Brussels, 11 June 2014

State aid: Commission approves regional aid map 2014-2020 for Portugal

The European Commission has approved under EU state aid rules Portugal's map for granting state aid between 2014 and 2020. The map is based on the regional aid guidelines adopted by the Commission in June 2013 (see IP/13/569). The new guidelines set out the conditions under which Member States can grant state aid to businesses for regional development purposes. They aim to foster growth and greater cohesion in the Single Market.

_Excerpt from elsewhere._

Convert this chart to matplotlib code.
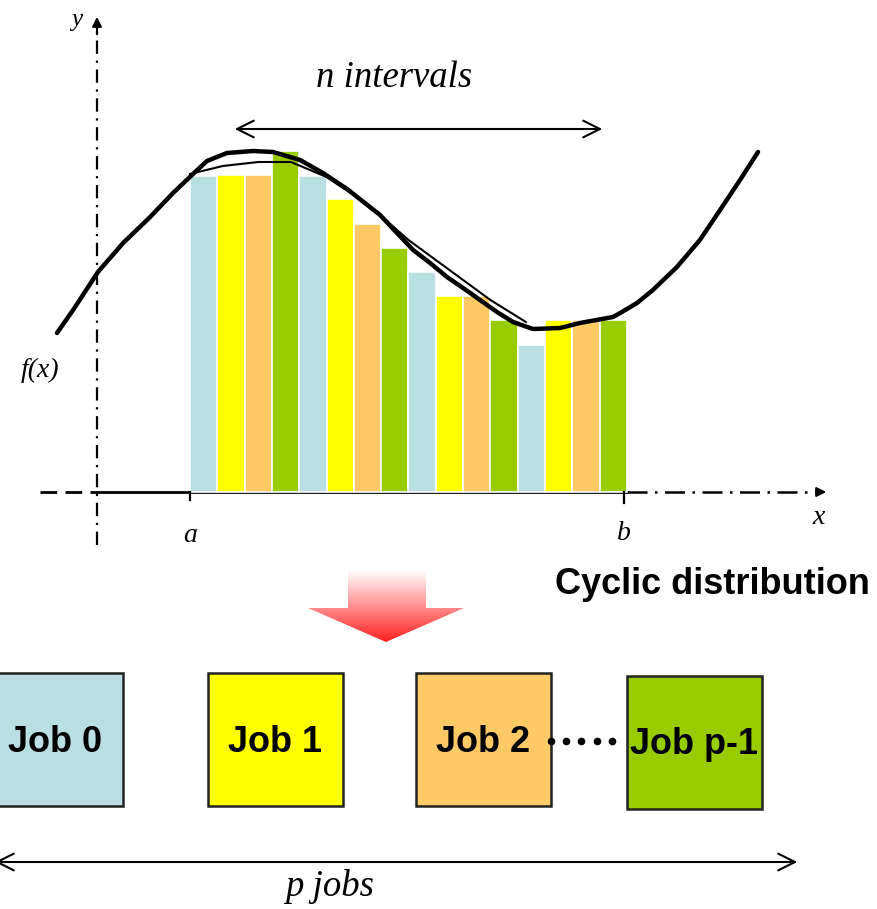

Commission Vice President in charge of competition policy Joaquín Almunia said: “Portugal's new regional aid map supports our cohesion policy and will enable Portuguese authorities to use well-designed aid measures to promote investment and further economic growth in less developed areas. Portugal will now be able to implement its regional development strategy for 2014-2020.''

The regional aid map for Portugal defines the Portuguese regions that are eligible for regional investment aid under EU state aid rules, and establishes the maximum aid levels (so-called "aid intensities") for companies in the eligible regions. The map will be in force between 1 July 2014 and 31 December 2020.

The designated areas have a total population of 8.97 million or 85.01 % of the population of Portugal. The maximum levels of aid that can be granted to regional investment projects carried out by large enterprises in the assisted areas are between 10% and 45% of total investment costs, depending on the area concerned. For investments carried out by SMEs, these percentages can be increased by 10 percentage points for medium-sized enterprises and 20 percentage points for small enterprises.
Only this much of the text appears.